**TASK BRIEF**
Search the data for the string "this" and extract every line where it appears.
+ + +
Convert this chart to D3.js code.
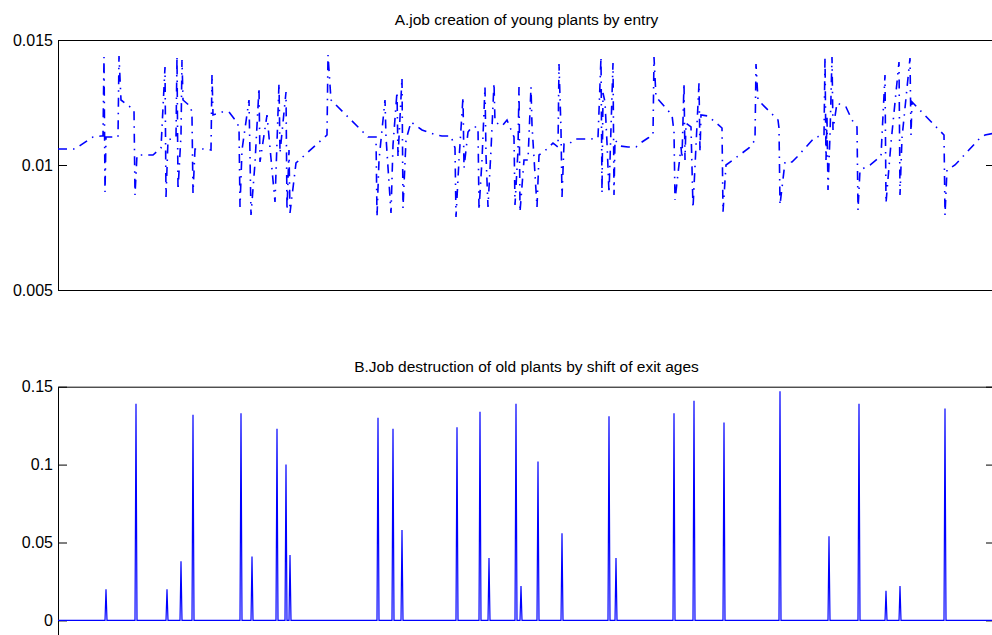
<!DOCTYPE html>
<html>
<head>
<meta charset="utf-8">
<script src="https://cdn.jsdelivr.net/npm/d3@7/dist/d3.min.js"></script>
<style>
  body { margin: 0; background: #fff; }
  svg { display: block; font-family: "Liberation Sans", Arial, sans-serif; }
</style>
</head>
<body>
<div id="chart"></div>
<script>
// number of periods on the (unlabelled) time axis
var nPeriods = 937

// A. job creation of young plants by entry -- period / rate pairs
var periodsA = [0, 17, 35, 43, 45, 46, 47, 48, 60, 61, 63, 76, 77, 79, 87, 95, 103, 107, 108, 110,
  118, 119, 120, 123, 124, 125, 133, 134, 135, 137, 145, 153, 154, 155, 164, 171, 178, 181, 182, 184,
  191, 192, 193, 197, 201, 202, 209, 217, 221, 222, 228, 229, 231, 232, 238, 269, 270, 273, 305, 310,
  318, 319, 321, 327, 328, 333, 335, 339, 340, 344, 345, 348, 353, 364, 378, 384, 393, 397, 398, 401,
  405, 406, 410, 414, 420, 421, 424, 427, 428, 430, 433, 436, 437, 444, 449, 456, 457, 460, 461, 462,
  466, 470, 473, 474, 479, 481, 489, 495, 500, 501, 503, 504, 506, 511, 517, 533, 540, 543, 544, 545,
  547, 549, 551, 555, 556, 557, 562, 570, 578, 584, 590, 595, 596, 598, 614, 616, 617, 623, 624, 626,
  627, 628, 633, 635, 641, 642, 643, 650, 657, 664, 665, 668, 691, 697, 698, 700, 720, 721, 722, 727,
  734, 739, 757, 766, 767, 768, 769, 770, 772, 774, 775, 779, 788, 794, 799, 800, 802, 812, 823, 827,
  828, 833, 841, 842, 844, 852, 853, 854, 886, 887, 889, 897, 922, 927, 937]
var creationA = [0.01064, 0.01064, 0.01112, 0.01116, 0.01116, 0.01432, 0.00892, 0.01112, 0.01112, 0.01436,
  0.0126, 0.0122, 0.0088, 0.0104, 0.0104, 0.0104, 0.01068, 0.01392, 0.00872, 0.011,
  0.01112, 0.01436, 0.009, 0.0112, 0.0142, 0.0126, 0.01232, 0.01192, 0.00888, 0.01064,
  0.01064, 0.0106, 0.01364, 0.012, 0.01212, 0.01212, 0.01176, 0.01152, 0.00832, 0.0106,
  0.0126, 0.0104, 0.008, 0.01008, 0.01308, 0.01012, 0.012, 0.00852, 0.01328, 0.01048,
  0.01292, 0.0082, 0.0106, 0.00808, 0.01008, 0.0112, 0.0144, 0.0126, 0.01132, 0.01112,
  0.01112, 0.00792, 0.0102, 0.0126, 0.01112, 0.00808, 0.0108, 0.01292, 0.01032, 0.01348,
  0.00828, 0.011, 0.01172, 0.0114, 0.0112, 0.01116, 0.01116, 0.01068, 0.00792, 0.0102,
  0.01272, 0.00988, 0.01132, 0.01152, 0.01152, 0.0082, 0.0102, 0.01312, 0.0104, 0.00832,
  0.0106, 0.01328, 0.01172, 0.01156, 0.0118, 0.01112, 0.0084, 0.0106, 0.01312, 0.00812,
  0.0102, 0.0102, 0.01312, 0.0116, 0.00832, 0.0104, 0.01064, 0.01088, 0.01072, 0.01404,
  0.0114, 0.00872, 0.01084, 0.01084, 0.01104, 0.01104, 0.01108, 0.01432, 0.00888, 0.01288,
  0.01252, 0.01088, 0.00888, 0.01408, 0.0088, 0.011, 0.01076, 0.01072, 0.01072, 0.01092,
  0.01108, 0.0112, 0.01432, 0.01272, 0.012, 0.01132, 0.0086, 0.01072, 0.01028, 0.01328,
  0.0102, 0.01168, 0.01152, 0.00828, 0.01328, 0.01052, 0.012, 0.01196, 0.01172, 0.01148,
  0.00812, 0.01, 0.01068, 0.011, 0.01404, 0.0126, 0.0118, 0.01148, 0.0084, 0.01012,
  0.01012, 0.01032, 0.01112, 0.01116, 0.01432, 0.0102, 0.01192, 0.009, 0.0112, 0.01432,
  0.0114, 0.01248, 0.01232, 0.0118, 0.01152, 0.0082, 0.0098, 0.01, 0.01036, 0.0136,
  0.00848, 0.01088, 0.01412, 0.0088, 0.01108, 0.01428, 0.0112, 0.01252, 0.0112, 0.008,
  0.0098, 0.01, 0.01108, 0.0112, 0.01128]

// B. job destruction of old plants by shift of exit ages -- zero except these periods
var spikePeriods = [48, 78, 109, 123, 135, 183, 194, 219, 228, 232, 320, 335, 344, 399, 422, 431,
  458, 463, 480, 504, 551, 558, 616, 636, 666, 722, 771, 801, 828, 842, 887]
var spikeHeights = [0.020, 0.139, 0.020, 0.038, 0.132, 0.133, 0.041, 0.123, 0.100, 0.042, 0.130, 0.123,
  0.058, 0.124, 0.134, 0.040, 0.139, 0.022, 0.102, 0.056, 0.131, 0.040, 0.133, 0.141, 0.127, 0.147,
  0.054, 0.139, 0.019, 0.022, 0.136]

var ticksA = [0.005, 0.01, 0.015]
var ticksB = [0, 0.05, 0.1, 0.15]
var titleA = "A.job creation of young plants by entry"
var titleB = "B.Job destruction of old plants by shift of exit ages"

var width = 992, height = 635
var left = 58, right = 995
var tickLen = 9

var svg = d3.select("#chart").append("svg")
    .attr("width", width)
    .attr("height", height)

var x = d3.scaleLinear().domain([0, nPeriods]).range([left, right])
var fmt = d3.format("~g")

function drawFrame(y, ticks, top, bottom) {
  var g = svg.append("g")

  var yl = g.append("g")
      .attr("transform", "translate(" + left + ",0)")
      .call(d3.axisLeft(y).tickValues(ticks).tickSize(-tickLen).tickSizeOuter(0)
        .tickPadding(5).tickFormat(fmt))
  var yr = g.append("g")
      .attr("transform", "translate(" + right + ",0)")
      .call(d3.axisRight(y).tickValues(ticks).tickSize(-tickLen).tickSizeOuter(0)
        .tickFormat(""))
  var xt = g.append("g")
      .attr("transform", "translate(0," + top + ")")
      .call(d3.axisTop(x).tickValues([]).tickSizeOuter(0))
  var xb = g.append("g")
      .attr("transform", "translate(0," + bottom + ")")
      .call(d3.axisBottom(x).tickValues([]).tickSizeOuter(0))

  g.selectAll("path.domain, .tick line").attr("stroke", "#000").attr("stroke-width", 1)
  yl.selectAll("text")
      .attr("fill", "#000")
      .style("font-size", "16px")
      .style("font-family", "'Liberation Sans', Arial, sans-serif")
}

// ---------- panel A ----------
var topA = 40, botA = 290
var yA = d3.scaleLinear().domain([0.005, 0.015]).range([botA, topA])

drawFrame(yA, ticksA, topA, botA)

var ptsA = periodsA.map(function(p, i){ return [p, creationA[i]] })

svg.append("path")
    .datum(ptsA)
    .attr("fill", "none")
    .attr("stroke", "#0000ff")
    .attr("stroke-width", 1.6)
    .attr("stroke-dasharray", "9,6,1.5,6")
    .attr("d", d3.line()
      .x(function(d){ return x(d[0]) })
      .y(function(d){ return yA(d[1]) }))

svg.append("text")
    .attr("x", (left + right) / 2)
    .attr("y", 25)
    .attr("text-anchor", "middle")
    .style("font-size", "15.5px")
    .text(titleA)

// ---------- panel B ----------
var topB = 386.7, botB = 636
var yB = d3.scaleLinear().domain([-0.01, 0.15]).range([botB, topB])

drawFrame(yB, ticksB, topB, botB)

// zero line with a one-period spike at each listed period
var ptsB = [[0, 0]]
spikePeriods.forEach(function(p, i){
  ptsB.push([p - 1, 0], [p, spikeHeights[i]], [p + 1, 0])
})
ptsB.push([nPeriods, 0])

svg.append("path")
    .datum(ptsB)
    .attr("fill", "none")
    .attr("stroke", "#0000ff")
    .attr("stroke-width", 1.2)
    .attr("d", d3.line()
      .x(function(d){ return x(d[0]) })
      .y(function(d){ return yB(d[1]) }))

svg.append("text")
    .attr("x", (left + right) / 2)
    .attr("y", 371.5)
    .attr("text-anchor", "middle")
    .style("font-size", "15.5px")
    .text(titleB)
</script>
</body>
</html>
+ + +
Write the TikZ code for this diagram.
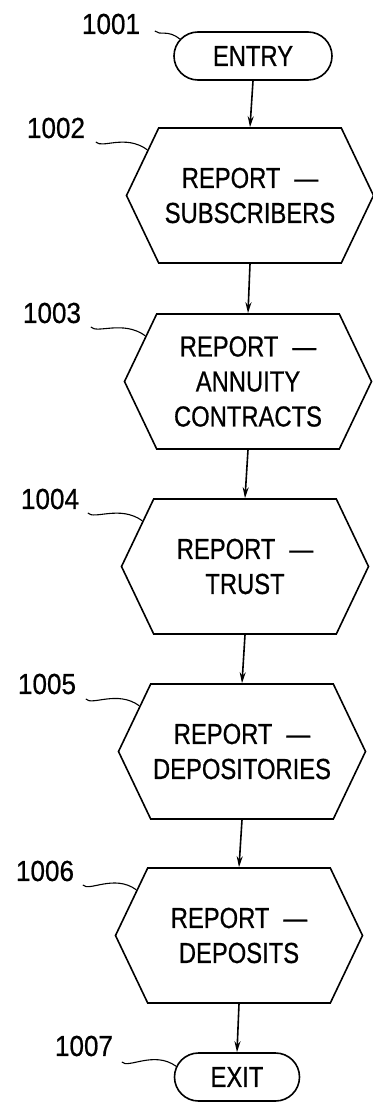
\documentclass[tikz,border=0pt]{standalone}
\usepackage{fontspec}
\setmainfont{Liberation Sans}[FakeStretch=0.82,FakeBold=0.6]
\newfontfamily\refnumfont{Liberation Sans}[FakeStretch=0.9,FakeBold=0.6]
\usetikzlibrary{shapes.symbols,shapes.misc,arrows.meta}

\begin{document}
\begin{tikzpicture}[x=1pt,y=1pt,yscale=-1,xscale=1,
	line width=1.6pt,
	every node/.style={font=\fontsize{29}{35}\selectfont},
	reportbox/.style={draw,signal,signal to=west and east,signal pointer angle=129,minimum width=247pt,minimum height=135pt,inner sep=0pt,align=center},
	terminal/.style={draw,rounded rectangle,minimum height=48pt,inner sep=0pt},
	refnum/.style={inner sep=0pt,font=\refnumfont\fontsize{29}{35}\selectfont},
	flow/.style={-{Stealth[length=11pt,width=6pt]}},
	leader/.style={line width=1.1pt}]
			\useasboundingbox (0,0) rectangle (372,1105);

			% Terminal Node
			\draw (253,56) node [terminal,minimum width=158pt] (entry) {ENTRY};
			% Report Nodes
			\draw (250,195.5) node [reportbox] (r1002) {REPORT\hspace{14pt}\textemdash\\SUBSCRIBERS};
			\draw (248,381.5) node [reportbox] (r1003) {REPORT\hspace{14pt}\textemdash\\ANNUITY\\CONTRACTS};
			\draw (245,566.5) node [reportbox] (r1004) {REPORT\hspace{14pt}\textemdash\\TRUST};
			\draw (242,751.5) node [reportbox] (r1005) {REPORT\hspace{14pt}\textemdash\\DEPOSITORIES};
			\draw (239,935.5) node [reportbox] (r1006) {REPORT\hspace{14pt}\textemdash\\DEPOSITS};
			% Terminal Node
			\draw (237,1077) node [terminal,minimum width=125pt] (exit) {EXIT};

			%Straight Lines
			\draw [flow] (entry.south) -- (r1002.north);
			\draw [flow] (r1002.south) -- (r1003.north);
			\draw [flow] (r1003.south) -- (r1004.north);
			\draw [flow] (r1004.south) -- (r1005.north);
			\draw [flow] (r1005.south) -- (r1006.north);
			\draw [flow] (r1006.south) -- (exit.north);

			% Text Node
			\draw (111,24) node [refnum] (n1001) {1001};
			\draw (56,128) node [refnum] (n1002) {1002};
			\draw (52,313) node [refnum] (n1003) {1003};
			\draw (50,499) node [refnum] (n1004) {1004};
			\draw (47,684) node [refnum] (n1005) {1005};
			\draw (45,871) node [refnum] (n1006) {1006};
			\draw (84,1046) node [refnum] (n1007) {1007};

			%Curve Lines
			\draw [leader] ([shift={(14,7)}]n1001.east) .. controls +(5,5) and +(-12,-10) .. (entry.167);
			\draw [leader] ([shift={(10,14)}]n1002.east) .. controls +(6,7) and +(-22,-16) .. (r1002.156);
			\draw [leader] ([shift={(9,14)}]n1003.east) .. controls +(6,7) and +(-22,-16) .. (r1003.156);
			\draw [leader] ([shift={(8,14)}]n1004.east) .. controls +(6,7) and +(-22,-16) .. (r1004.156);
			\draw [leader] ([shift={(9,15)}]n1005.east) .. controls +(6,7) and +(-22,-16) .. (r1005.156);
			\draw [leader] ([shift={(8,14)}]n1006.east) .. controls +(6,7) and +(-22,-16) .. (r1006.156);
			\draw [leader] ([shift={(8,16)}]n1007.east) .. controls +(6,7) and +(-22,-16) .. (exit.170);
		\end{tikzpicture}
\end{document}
+ + +
**WRITTEN ANSWER**
Convert this chart to D3.js code.
Write the TikZ code for this diagram.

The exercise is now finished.